KH Abdul Wahid Alwy: Untuk Ahok, Susan, dan Rihanna , Amal Mereka Bagai Debu

Ustadz Wahid Alwy (berpeci)Walau jabatannya terus diprotes warga Kelurahan Lenteng Agung (LA), Jakarta Selatan, Lurah Susan Jasmine tetap berupaya mendekatkan diri dengan warganya. Di antaranya, pada Idul Adha yang baru lalu, ia pun ikut ‘’berkurban’’ 1 ekor sapi limosin dan 1 ekor kambing buat warga LA.

“Sapi yang untuk Kelurahan Lenteng Agung itu berupa amanah dari Yayasan Denny JA melalui saya sebagai Lurah Lenteng Agung,” ujar Susan sebagaimana dikutip detikcom, Rabu (16/10/2013).

Denny JA, menurut kader Ulama-Intelektual Indonesia Budi Handrianto dalam bukunya 50 Tokoh Islam Liberal Indonesia (Hujjah Press, 2007), termasuk salah satu tokoh pengasong liberalisme keagamaan di Tanah Air. Denny yang pernah dikritik tajam pemikirannya oleh Pembina Dewan Dakwah Allahyarham HA Sumargono,  menyatakan antara lain kaum liberal perlu merumuskan sendiri doktrin teologis Islam liberal.

Lurah Susan juga ikut serta dalam Jakarta Night Religius Festival di malam takbiran Idul Adha, Senin  (14/10). Saat itu, ia mengerahkan 33 orang warganya, mengarak dan menabuh bedug dari Bundaran HI ke Monas.

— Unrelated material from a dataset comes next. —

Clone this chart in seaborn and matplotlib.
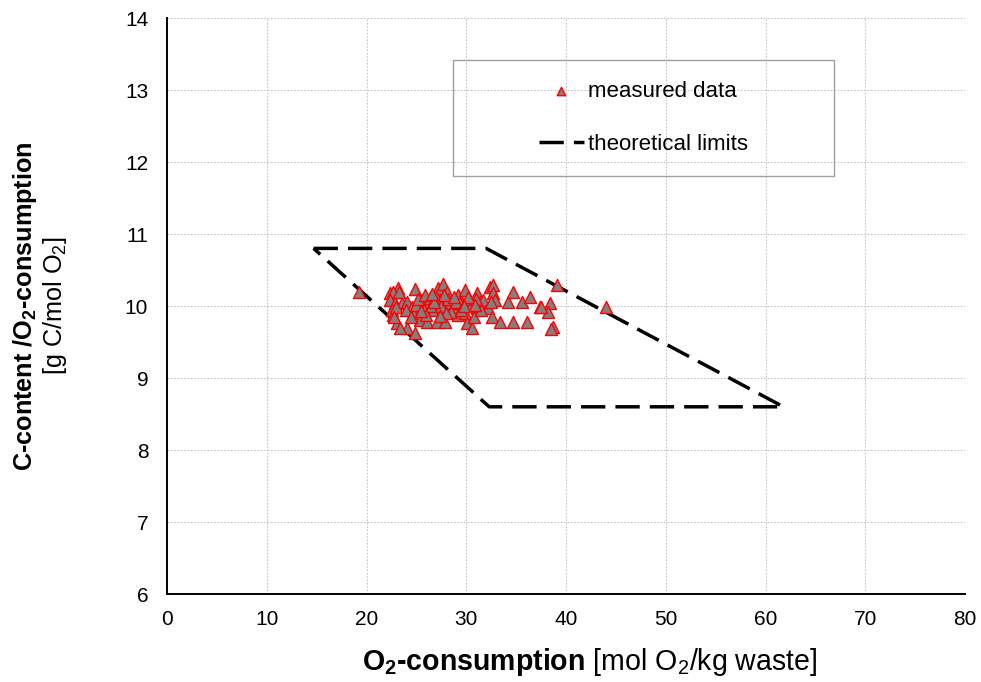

“Rombongan aku 33 orang ada 4 bedug. Kita sama wakil lurah, kasie kesmas, dan Pak RT 02/04. Kita keluarin semuanya, all out, anak-anaknya, truk dan hiasan bedug,” ujar Susan yang tampil dengan gamis dan kerudung saat merayakan malam takbiran itu.

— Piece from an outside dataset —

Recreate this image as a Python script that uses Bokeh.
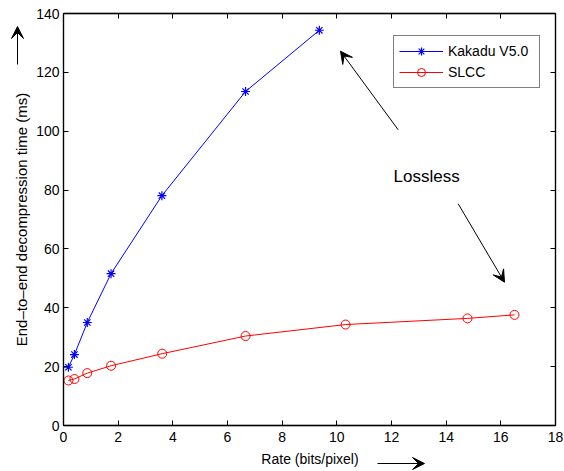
import numpy as np
from bokeh.plotting import figure
from bokeh.models import (Range1d, LinearAxis, FixedTicker, Arrow, VeeHead,
                          Label, Legend, LegendItem, BoxAnnotation)
from bokeh.embed import file_html
from bokeh.resources import INLINE

# ---- data ----
kakadu_rate = [0.18, 0.40, 0.87, 1.74, 3.60, 6.66, 9.36]
kakadu_time = [19.8, 24.1, 35.0, 51.6, 78.1, 113.5, 134.3]

slcc_rate = [0.18, 0.40, 0.87, 1.74, 3.61, 6.66, 10.32, 14.78, 16.50]
slcc_time = [15.3, 15.8, 17.8, 20.3, 24.4, 30.4, 34.3, 36.4, 37.6]

x_ticks = [0, 2, 4, 6, 8, 10, 12, 14, 16, 18]
y_ticks = [0, 20, 40, 60, 80, 100, 120, 140]

series_names = ["Kakadu V5.0", "SLCC"]
x_label = "Rate (bits/pixel)"
y_label = "End\u2013to\u2013end decompression time (ms)"
note = "Lossless"

FONT = "Liberation Sans"

# ---- layout: axes box position in the page (pixels) ----
W, H = 564, 471
BOX_L, BOX_R, BOX_T, BOX_B = 63, 555, 13, 425
X0, X1 = x_ticks[0], x_ticks[-1]
Y0, Y1 = y_ticks[0], y_ticks[-1]
sx = (BOX_R - BOX_L) / (X1 - X0)
sy = (BOX_B - BOX_T) / (Y1 - Y0)
x_range = Range1d(X0 - BOX_L / sx, X1 + (W - BOX_R) / sx)
y_range = Range1d(Y0 - (H - BOX_B) / sy, Y1 + BOX_T / sy)


def dx(px):  # page x -> data x
    return X0 + (px - BOX_L) / sx


def dy(py):  # page y -> data y
    return Y0 + (BOX_B - py) / sy


p = figure(width=W, height=H, output_backend="svg", toolbar_location=None,
           x_range=x_range, y_range=y_range,
           x_axis_type=None, y_axis_type=None,
           min_border=0)
p.grid.visible = False
p.outline_line_color = None
p.background_fill_color = "white"
p.border_fill_color = "white"


def make_axis(ticks, loc, labels=True, standoff=5):
    ax = LinearAxis(ticker=FixedTicker(ticks=ticks), fixed_location=loc,
                    bounds=(ticks[0], ticks[-1]))
    ax.major_tick_in = 5
    ax.major_tick_out = 0
    ax.minor_tick_line_color = None
    ax.axis_line_color = "black"
    ax.axis_line_width = 1.3
    ax.major_tick_line_color = "black"
    ax.major_tick_line_width = 1
    ax.major_label_text_font = FONT
    ax.major_label_text_font_size = "14px"
    ax.major_label_standoff = standoff
    ax.major_label_text_color = "black" if labels else None
    return ax


p.add_layout(make_axis(x_ticks, Y0, True, 6), "below")
p.add_layout(make_axis(y_ticks, X0, True, 4), "left")
p.add_layout(make_axis(x_ticks, Y1, False), "above")
p.add_layout(make_axis(y_ticks, X1, False), "right")
p.add_layout(BoxAnnotation(left=X0, right=X1, bottom=Y0, top=Y1,
                           fill_color=None, line_color="black", line_width=1.3))

# ---- series ----
k_line = p.line(kakadu_rate, kakadu_time, line_color="blue", line_width=1)
k_mark = p.scatter(kakadu_rate, kakadu_time, marker="asterisk", size=9,
                   line_color="blue", line_width=1.2)
s_line = p.line(slcc_rate, slcc_time, line_color="red", line_width=1)
s_mark = p.scatter(slcc_rate, slcc_time, marker="circle", size=9,
                   line_color="red", fill_color=None, line_width=1)

legend = Legend(items=[LegendItem(label=series_names[0], renderers=[k_line, k_mark]),
                       LegendItem(label=series_names[1], renderers=[s_line, s_mark])],
                location=(393, H - 88))
legend.label_text_font = FONT
legend.label_text_font_size = "14px"
legend.label_text_color = "black"
legend.glyph_width = 44
legend.glyph_height = 20
legend.label_height = 20
legend.label_width = 86
legend.label_standoff = 5
legend.spacing = 1
legend.padding = 5
legend.margin = 0
legend.border_line_color = "black"
legend.border_line_width = 1.5
legend.background_fill_color = "white"
legend.background_fill_alpha = 1
p.add_layout(legend, "center")

# ---- annotations ----
head = dict(size=12, fill_color="black", line_color="black")
p.add_layout(Arrow(end=VeeHead(**head),
                   x_start=dx(397.7), y_start=dy(129.3), x_end=dx(340), y_end=dy(50.7),
                   line_color="black", line_width=1))
p.add_layout(Arrow(end=VeeHead(**head),
                   x_start=dx(457.7), y_start=dy(203.3), x_end=dx(504), y_end=dy(281.7),
                   line_color="black", line_width=1))
p.add_layout(Label(x=dx(393), y=dy(176), text=note, text_font=FONT,
                   text_font_size="17px", text_color="black",
                   text_align="left", text_baseline="middle"))

# axis titles and direction arrows
p.add_layout(Label(x=dx(21), y=(Y0 + Y1) / 2, text=y_label, angle=np.pi / 2,
                   text_font=FONT, text_font_size="15px", text_color="black",
                   text_align="center", text_baseline="middle"))
p.add_layout(Arrow(end=VeeHead(**head),
                   x_start=dx(17), y_start=dy(64), x_end=dx(17), y_end=dy(26),
                   line_color="black", line_width=1))
p.add_layout(Label(x=dx(309.5), y=dy(458), text=x_label,
                   text_font=FONT, text_font_size="14px", text_color="black",
                   text_align="center", text_baseline="middle"))
p.add_layout(Arrow(end=VeeHead(**head),
                   x_start=dx(377), y_start=dy(463), x_end=dx(424), y_end=dy(463),
                   line_color="black", line_width=1))

open("out.html", "w").write(file_html(p, INLINE))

Wakil Gubernur DKI Jakarta Basuki Tjahaja Purnama alias Ahok, selama ini selalu membela Lurah Susan.  Bahkan meskipun hasil lelang jabatan camat dan lurah di DKI Jakarta 60% tidak tepat, ia tetap bergeming dengan kebijakan yang memunculkan fenomena Lurah Susan itu.

Tak mau ketinggalan dengan bawahannya, Ahok juga menampilkan pendekatannya kepada warga Muslim. Melalui website pribadinya www.ahok.org, Wagub membeberkan gajinya, yang sebagian dipotong untuk pos pengeluaran Zakat, Infaq dan Sedekah sebesar 2,5 persen dari penghasilan setelah dipotong pajak penghasilan.

Di web itu terpampang bukti tanda terima Intensif Pemungutan Pajak Daerah sejak bulan Oktober hingga 2012. Di mana dari pendapatannya Ahok mendapat potongan sebesar Rp 1.460.412 untuk Zakat, Infaq dan Sedekah (ZIS).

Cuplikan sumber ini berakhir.